● **Provided data**:
----
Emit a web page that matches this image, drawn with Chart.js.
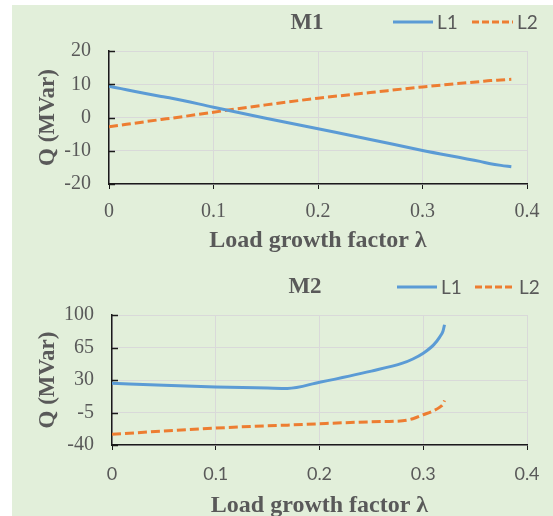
<!DOCTYPE html>
<html>
<head>
<meta charset="utf-8">
<script src="https://cdn.jsdelivr.net/npm/chart.js@4.4.1/dist/chart.umd.min.js"></script>
<style>
  html, body { margin: 0; padding: 0; background: #fff; overflow: hidden; }
  #page { position: relative; width: 553px; height: 516px; overflow: hidden; }
  #bg   { position: absolute; left: 12px; top: 5px; right: 0; bottom: 0; background: #e2efda; }
  canvas { position: absolute; left: 0; }
  #c1 { top: 0; }
  #c2 { top: 258px; }
</style>
</head>
<body>
<div id="page">
  <div id="bg"></div>
  <canvas id="c1" width="553" height="258"></canvas>
  <canvas id="c2" width="553" height="262"></canvas>
</div>
<script>
'use strict';

// ── Data ──────────────────────────────────────────────────
const X_TICKS    = [0, 0.1, 0.2, 0.3, 0.4];
const M1_Y_TICKS = [-20, -10, 0, 10, 20];
const M2_Y_TICKS = [-40, -5, 30, 65, 100];

const M1_LAMBDA = [0, 0.05, 0.06, 0.1, 0.15, 0.2, 0.25, 0.3, 0.355, 0.365, 0.375, 0.385];
const M1_L1     = [9.4, 6.3, 5.8, 3.1, -0.2, -3.4, -6.6, -9.9, -13.2, -13.9, -14.4, -14.8];
const M1_L2     = [-2.8, -0.6, -0.2, 1.6, 3.8, 5.8, 7.5, 9.2, 10.8, 11.1, 11.3, 11.5];

const M2_LAMBDA = [0, 0.05, 0.1, 0.15, 0.169, 0.2, 0.25, 0.28, 0.29, 0.3, 0.31, 0.316, 0.319, 0.3205];
const M2_L1     = [26.4, 24.3, 22.5, 21.3, 20.9, 27.6, 39.6, 48.1, 52.6, 58.8, 67.8, 76.5, 82.5, 89.5];
const M2_L2     = [-28.5, -25, -21.8, -19.3, -18.6, -17.1, -15.0, -13.9, -11.7, -7.4, -3.1, 0.8, 4.0, 7.9];

// ── Style ─────────────────────────────────────────────────
const BLUE   = '#5b9bd5';
const ORANGE = '#ed7d31';
const TEXT   = '#595959';
const GRID   = '#d9d9d9';
const AXIS   = '#1a1a1a';
const SERIF  = "'Liberation Serif', 'Times New Roman', serif";
const SANS   = "Lato, 'Open Sans', sans-serif";

function pts(xs, ys) {
  return xs.map((x, i) => ({ x, y: ys[i] }));
}

// ── Title + legend drawn on the canvas ───────────────────
function headerPlugin(h) {
  return {
    id: 'header',
    afterDraw(chart) {
      const ctx = chart.ctx;
      ctx.save();
      ctx.fillStyle    = TEXT;
      ctx.textBaseline = 'middle';
      ctx.textAlign    = 'center';
      ctx.font = `bold 23px ${SERIF}`;
      ctx.fillText(h.title, h.titleX, h.titleY);

      ctx.font      = `19px ${SANS}`;
      ctx.textAlign = 'left';
      ctx.lineWidth = 3;
      chart.data.datasets.forEach((ds, i) => {
        const [x0, x1] = h.entries[i];
        ctx.strokeStyle = ds.borderColor;
        ctx.setLineDash(ds.legendDash || []);
        ctx.beginPath();
        ctx.moveTo(x0, h.legendY);
        ctx.lineTo(x1, h.legendY);
        ctx.stroke();
        ctx.fillText(ds.label, x1 + 4, h.legendY + 1);
      });
      ctx.restore();
    }
  };
}

// y ticks point inwards, like the original
const innerTicks = {
  id: 'innerTicks',
  afterDatasetsDraw(chart) {
    const { ctx, chartArea, scales } = chart;
    ctx.save();
    ctx.strokeStyle = AXIS;
    ctx.lineWidth = 1.5;
    scales.y.ticks.forEach(t => {
      const py = Math.round(scales.y.getPixelForValue(t.value)) + 0.5;
      ctx.beginPath();
      ctx.moveTo(chartArea.left, py);
      ctx.lineTo(chartArea.left + 6, py);
      ctx.stroke();
    });
    ctx.restore();
  }
};

// ── Chart factory ─────────────────────────────────────────
function makeChart(id, o) {
  const line = { borderWidth: 3, pointRadius: 0, cubicInterpolationMode: 'monotone', fill: false };
  return new Chart(document.getElementById(id), {
    type: 'line',
    data: {
      datasets: [
        { ...line, label: 'L1', data: pts(o.lambda, o.l1), borderColor: BLUE },
        { ...line, label: 'L2', data: pts(o.lambda, o.l2), borderColor: ORANGE, borderDash: [9, 4], legendDash: [7, 3] }
      ]
    },
    options: {
      responsive: false, animation: false, devicePixelRatio: 1,
      layout: { padding: { top: o.top, right: 26, left: 0, bottom: 0 } },
      plugins: { legend: { display: false }, tooltip: { enabled: false } },
      scales: {
        x: {
          type: 'linear', min: 0, max: 0.4,
          afterBuildTicks: s => { s.ticks = X_TICKS.map(v => ({ value: v })); },
          afterFit: s => { s.height = o.xHeight; },
          grid:   { color: GRID, tickColor: AXIS, tickLength: 5, lineWidth: 1 },
          border: { color: AXIS, width: 1.5 },
          ticks:  { color: TEXT, font: o.xFont, padding: o.xPad, maxRotation: 0, callback: v => String(v) },
          title:  {
            display: true, text: 'Load growth factor λ', color: TEXT,
            font: { family: SERIF, size: 24, weight: 'bold' },
            padding: { top: 0, bottom: o.xTitlePad }
          }
        },
        y: {
          type: 'linear', min: o.yTicks[0], max: o.yTicks[o.yTicks.length - 1],
          afterBuildTicks: s => { s.ticks = o.yTicks.map(v => ({ value: v })); },
          afterFit: s => { s.width = o.yWidth; },
          grid:   { color: GRID, drawTicks: false, lineWidth: 1 },
          border: { color: AXIS, width: 1.5 },
          ticks:  { color: TEXT, font: { family: SERIF, size: 20 }, padding: 18 },
          title:  {
            display: true, text: 'Q (MVar)', color: TEXT,
            font: { family: SERIF, size: 23, weight: 'bold' },
            padding: { top: 34, bottom: 0 }
          }
        }
      }
    },
    plugins: [headerPlugin(o.header), innerTicks]
  });
}

// ── Render ────────────────────────────────────────────────
makeChart('c1', {
  lambda: M1_LAMBDA, l1: M1_L1, l2: M1_L2, yTicks: M1_Y_TICKS,
  top: 51, yWidth: 109, xHeight: 74, xPad: 11, xTitlePad: 3,
  xFont: { family: SERIF, size: 20 },
  header: { title: 'M1', titleX: 307, titleY: 23, legendY: 22, entries: [[393, 433], [472, 513]] }
});

makeChart('c2', {
  lambda: M2_LAMBDA, l1: M2_L1, l2: M2_L2, yTicks: M2_Y_TICKS,
  top: 57, yWidth: 112, xHeight: 75, xPad: 13, xTitlePad: 0,
  xFont: { family: SANS, size: 18 },
  header: { title: 'M2', titleX: 305, titleY: 29, legendY: 29, entries: [[397, 437], [475, 515]] }
});
</script>
</body>
</html>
----
● **What to work on**: Quote the preceding listing precisely and completely, omitting its images.

● **Complete output**:
Emit a web page that matches this image, drawn with Chart.js.
<!DOCTYPE html>
<html>
<head>
<meta charset="utf-8">
<script src="https://cdn.jsdelivr.net/npm/chart.js@4.4.1/dist/chart.umd.min.js"></script>
<style>
  html, body { margin: 0; padding: 0; background: #fff; overflow: hidden; }
  #page { position: relative; width: 553px; height: 516px; overflow: hidden; }
  #bg   { position: absolute; left: 12px; top: 5px; right: 0; bottom: 0; background: #e2efda; }
  canvas { position: absolute; left: 0; }
  #c1 { top: 0; }
  #c2 { top: 258px; }
</style>
</head>
<body>
<div id="page">
  <div id="bg"></div>
  <canvas id="c1" width="553" height="258"></canvas>
  <canvas id="c2" width="553" height="262"></canvas>
</div>
<script>
'use strict';

// ── Data ──────────────────────────────────────────────────
const X_TICKS    = [0, 0.1, 0.2, 0.3, 0.4];
const M1_Y_TICKS = [-20, -10, 0, 10, 20];
const M2_Y_TICKS = [-40, -5, 30, 65, 100];

const M1_LAMBDA = [0, 0.05, 0.06, 0.1, 0.15, 0.2, 0.25, 0.3, 0.355, 0.365, 0.375, 0.385];
const M1_L1     = [9.4, 6.3, 5.8, 3.1, -0.2, -3.4, -6.6, -9.9, -13.2, -13.9, -14.4, -14.8];
const M1_L2     = [-2.8, -0.6, -0.2, 1.6, 3.8, 5.8, 7.5, 9.2, 10.8, 11.1, 11.3, 11.5];

const M2_LAMBDA = [0, 0.05, 0.1, 0.15, 0.169, 0.2, 0.25, 0.28, 0.29, 0.3, 0.31, 0.316, 0.319, 0.3205];
const M2_L1     = [26.4, 24.3, 22.5, 21.3, 20.9, 27.6, 39.6, 48.1, 52.6, 58.8, 67.8, 76.5, 82.5, 89.5];
const M2_L2     = [-28.5, -25, -21.8, -19.3, -18.6, -17.1, -15.0, -13.9, -11.7, -7.4, -3.1, 0.8, 4.0, 7.9];

// ── Style ─────────────────────────────────────────────────
const BLUE   = '#5b9bd5';
const ORANGE = '#ed7d31';
const TEXT   = '#595959';
const GRID   = '#d9d9d9';
const AXIS   = '#1a1a1a';
const SERIF  = "'Liberation Serif', 'Times New Roman', serif";
const SANS   = "Lato, 'Open Sans', sans-serif";

function pts(xs, ys) {
  return xs.map((x, i) => ({ x, y: ys[i] }));
}

// ── Title + legend drawn on the canvas ───────────────────
function headerPlugin(h) {
  return {
    id: 'header',
    afterDraw(chart) {
      const ctx = chart.ctx;
      ctx.save();
      ctx.fillStyle    = TEXT;
      ctx.textBaseline = 'middle';
      ctx.textAlign    = 'center';
      ctx.font = `bold 23px ${SERIF}`;
      ctx.fillText(h.title, h.titleX, h.titleY);

      ctx.font      = `19px ${SANS}`;
      ctx.textAlign = 'left';
      ctx.lineWidth = 3;
      chart.data.datasets.forEach((ds, i) => {
        const [x0, x1] = h.entries[i];
        ctx.strokeStyle = ds.borderColor;
        ctx.setLineDash(ds.legendDash || []);
        ctx.beginPath();
        ctx.moveTo(x0, h.legendY);
        ctx.lineTo(x1, h.legendY);
        ctx.stroke();
        ctx.fillText(ds.label, x1 + 4, h.legendY + 1);
      });
      ctx.restore();
    }
  };
}

// y ticks point inwards, like the original
const innerTicks = {
  id: 'innerTicks',
  afterDatasetsDraw(chart) {
    const { ctx, chartArea, scales } = chart;
    ctx.save();
    ctx.strokeStyle = AXIS;
    ctx.lineWidth = 1.5;
    scales.y.ticks.forEach(t => {
      const py = Math.round(scales.y.getPixelForValue(t.value)) + 0.5;
      ctx.beginPath();
      ctx.moveTo(chartArea.left, py);
      ctx.lineTo(chartArea.left + 6, py);
      ctx.stroke();
    });
    ctx.restore();
  }
};

// ── Chart factory ─────────────────────────────────────────
function makeChart(id, o) {
  const line = { borderWidth: 3, pointRadius: 0, cubicInterpolationMode: 'monotone', fill: false };
  return new Chart(document.getElementById(id), {
    type: 'line',
    data: {
      datasets: [
        { ...line, label: 'L1', data: pts(o.lambda, o.l1), borderColor: BLUE },
        { ...line, label: 'L2', data: pts(o.lambda, o.l2), borderColor: ORANGE, borderDash: [9, 4], legendDash: [7, 3] }
      ]
    },
    options: {
      responsive: false, animation: false, devicePixelRatio: 1,
      layout: { padding: { top: o.top, right: 26, left: 0, bottom: 0 } },
      plugins: { legend: { display: false }, tooltip: { enabled: false } },
      scales: {
        x: {
          type: 'linear', min: 0, max: 0.4,
          afterBuildTicks: s => { s.ticks = X_TICKS.map(v => ({ value: v })); },
          afterFit: s => { s.height = o.xHeight; },
          grid:   { color: GRID, tickColor: AXIS, tickLength: 5, lineWidth: 1 },
          border: { color: AXIS, width: 1.5 },
          ticks:  { color: TEXT, font: o.xFont, padding: o.xPad, maxRotation: 0, callback: v => String(v) },
          title:  {
            display: true, text: 'Load growth factor λ', color: TEXT,
            font: { family: SERIF, size: 24, weight: 'bold' },
            padding: { top: 0, bottom: o.xTitlePad }
          }
        },
        y: {
          type: 'linear', min: o.yTicks[0], max: o.yTicks[o.yTicks.length - 1],
          afterBuildTicks: s => { s.ticks = o.yTicks.map(v => ({ value: v })); },
          afterFit: s => { s.width = o.yWidth; },
          grid:   { color: GRID, drawTicks: false, lineWidth: 1 },
          border: { color: AXIS, width: 1.5 },
          ticks:  { color: TEXT, font: { family: SERIF, size: 20 }, padding: 18 },
          title:  {
            display: true, text: 'Q (MVar)', color: TEXT,
            font: { family: SERIF, size: 23, weight: 'bold' },
            padding: { top: 34, bottom: 0 }
          }
        }
      }
    },
    plugins: [headerPlugin(o.header), innerTicks]
  });
}

// ── Render ────────────────────────────────────────────────
makeChart('c1', {
  lambda: M1_LAMBDA, l1: M1_L1, l2: M1_L2, yTicks: M1_Y_TICKS,
  top: 51, yWidth: 109, xHeight: 74, xPad: 11, xTitlePad: 3,
  xFont: { family: SERIF, size: 20 },
  header: { title: 'M1', titleX: 307, titleY: 23, legendY: 22, entries: [[393, 433], [472, 513]] }
});

makeChart('c2', {
  lambda: M2_LAMBDA, l1: M2_L1, l2: M2_L2, yTicks: M2_Y_TICKS,
  top: 57, yWidth: 112, xHeight: 75, xPad: 13, xTitlePad: 0,
  xFont: { family: SANS, size: 18 },
  header: { title: 'M2', titleX: 305, titleY: 29, legendY: 29, entries: [[397, 437], [475, 515]] }
});
</script>
</body>
</html>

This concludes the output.